In my very limited experience, I realize how much my children need their father. They respond immediately to his discipline. The respect and fear him. If I were left to parent by myself I would do my best - but I could never be a father.

Please don't be offended with my discussion. This is not meant to be a commentary on inner-city challenges or a judgement on broken families. I realize that some of you who read my thoughts are from single-parent families - or you've suffered great loss. I am simply struck by the importance of co-parenting. I am in awe of how God created families to work as a perfect model for raising children - and in turn, sustaining a functional society. Obviously, brokenness can't always be avoided. I'd like to think that in my realizations today I will become a better parent. I will be thankful to have the opportunity to nurture and to serve. I will work to the best of my ability to accomplish my God-given purpose on the Earth.
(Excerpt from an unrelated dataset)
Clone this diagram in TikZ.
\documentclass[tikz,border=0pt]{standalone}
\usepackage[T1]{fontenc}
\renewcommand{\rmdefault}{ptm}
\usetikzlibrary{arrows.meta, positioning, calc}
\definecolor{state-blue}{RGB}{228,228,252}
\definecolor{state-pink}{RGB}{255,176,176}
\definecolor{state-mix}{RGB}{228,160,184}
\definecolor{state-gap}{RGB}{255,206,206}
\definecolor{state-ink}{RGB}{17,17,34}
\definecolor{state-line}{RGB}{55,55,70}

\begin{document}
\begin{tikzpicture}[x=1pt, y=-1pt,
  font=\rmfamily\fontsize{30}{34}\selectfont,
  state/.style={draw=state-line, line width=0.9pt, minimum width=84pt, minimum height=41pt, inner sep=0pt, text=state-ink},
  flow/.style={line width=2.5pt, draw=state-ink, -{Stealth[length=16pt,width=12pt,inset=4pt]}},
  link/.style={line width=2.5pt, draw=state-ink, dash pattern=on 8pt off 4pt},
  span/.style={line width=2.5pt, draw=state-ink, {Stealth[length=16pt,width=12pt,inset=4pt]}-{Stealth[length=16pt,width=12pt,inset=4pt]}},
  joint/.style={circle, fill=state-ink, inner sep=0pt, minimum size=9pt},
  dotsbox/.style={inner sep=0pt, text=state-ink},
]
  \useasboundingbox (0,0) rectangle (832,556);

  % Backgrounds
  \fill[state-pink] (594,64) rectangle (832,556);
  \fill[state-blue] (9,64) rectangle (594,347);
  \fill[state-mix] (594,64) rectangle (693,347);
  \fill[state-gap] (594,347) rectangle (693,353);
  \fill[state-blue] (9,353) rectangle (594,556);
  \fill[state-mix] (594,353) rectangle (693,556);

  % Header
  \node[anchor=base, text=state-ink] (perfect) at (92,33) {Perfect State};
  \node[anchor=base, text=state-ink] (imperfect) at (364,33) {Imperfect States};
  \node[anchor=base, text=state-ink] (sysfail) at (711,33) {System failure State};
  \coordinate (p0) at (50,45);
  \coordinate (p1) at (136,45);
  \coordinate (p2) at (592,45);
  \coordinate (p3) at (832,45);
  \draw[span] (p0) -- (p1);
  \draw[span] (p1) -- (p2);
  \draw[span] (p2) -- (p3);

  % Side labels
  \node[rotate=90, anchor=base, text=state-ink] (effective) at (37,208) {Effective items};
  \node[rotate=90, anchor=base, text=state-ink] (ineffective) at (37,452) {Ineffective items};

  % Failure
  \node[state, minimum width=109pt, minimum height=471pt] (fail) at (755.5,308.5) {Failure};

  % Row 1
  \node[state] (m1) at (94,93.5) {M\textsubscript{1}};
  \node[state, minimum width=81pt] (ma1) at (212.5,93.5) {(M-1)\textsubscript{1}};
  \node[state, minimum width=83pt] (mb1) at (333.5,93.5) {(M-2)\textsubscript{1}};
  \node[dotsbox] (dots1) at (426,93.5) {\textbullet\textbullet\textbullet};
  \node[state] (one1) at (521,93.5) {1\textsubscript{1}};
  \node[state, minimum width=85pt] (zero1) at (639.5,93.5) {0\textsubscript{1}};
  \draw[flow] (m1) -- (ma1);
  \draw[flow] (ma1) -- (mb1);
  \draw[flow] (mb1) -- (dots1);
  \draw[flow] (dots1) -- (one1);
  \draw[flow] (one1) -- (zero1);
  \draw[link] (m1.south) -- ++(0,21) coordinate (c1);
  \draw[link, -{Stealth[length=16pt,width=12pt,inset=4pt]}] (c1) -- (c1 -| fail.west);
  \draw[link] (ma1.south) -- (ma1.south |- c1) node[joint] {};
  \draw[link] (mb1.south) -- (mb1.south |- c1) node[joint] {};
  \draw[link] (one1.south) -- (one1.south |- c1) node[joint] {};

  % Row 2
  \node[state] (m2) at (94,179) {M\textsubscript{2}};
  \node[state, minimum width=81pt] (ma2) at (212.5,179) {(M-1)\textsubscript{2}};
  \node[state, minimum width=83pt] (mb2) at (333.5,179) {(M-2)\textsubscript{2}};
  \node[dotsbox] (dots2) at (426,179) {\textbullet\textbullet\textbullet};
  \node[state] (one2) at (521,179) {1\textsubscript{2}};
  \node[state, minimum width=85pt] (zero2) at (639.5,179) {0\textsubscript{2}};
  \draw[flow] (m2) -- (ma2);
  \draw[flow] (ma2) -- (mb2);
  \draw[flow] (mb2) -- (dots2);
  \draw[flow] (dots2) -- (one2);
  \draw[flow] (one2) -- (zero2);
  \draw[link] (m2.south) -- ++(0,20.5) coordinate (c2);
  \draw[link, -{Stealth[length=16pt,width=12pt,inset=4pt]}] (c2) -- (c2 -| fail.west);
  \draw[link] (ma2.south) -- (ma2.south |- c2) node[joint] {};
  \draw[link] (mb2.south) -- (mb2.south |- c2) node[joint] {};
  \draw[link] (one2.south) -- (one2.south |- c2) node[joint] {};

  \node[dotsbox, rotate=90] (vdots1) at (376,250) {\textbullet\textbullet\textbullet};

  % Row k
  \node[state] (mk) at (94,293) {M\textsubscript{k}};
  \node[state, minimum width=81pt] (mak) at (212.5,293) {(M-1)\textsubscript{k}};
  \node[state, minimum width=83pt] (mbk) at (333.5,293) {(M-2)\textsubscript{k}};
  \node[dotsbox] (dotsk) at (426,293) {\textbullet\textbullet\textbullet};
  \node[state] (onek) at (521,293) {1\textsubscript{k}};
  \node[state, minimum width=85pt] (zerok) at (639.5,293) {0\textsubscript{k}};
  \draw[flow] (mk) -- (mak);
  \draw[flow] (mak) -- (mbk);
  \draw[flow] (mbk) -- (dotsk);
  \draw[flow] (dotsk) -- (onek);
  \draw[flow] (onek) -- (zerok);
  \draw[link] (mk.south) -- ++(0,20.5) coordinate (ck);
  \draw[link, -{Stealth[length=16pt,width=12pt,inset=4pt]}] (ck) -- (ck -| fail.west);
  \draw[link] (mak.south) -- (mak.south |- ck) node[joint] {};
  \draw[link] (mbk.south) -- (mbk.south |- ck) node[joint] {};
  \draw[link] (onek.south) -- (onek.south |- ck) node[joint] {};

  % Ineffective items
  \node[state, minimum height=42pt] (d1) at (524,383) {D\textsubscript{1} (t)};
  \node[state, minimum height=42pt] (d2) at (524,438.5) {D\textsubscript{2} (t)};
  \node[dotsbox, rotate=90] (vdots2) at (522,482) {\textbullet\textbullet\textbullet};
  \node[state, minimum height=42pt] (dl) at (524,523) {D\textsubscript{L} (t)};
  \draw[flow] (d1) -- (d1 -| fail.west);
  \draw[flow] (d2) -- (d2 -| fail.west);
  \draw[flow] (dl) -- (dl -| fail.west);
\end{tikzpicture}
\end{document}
  1. Kirsten, I always love reading your well-written thoughts and cant help but find my self whole-hearted agreeing with you and nodding my head as I read along.
    I feel so blessed to be the product of a cohesive family unit (as does my husband) and love that we can provide that for our boys!

  2. Jen - you are too kind - really.
    I think God uses the tragedies [we observe in other's lives] to remind us how much we have to be thankful for. I appreciate the change in perspective and count it as a "wake-up call".
    Your love for your husband and boys is very evident - yes, we have so much to be grateful for!

  3. It always makes me feel good to hear another mom say what I feel. I've spent much of my adulthood feeling like people have questioned my choice to be a fulltime mommy. After all, I have a master's degree, I was a pretty committed feminist in college, etc. But, I love what I do. And it is MY choice to do it. I am so blessed to be able to be here fully for my family. I love to nurture my kids and strive to nurture my husband, although I know I give the kids more of myself than I do him. I share your pride in having a safe, relatively clean house....in providing relatively healthy food...and in always making sure they know they are loved and treasured. And by the way, I completely know what you mean re: your feeling about leaving them w/your inlaws when they were dirty!

  4. So sad. So true.

    I like that picture of your family at the bottom.

  5. Kathy-
    you're a terrific mom, and I'm sure your former career taught you how to serve!
    Thanks for understanding my neurotic feelings about leaving kids dirty! I'm sure no one would question your decision to stay home full-time when they see how your children are thriving-
    I so admire your decision to have another baby...

  6. Marion-
    Thanks! I'm not a very good photographer, but sometimes a few turn out kinda cool!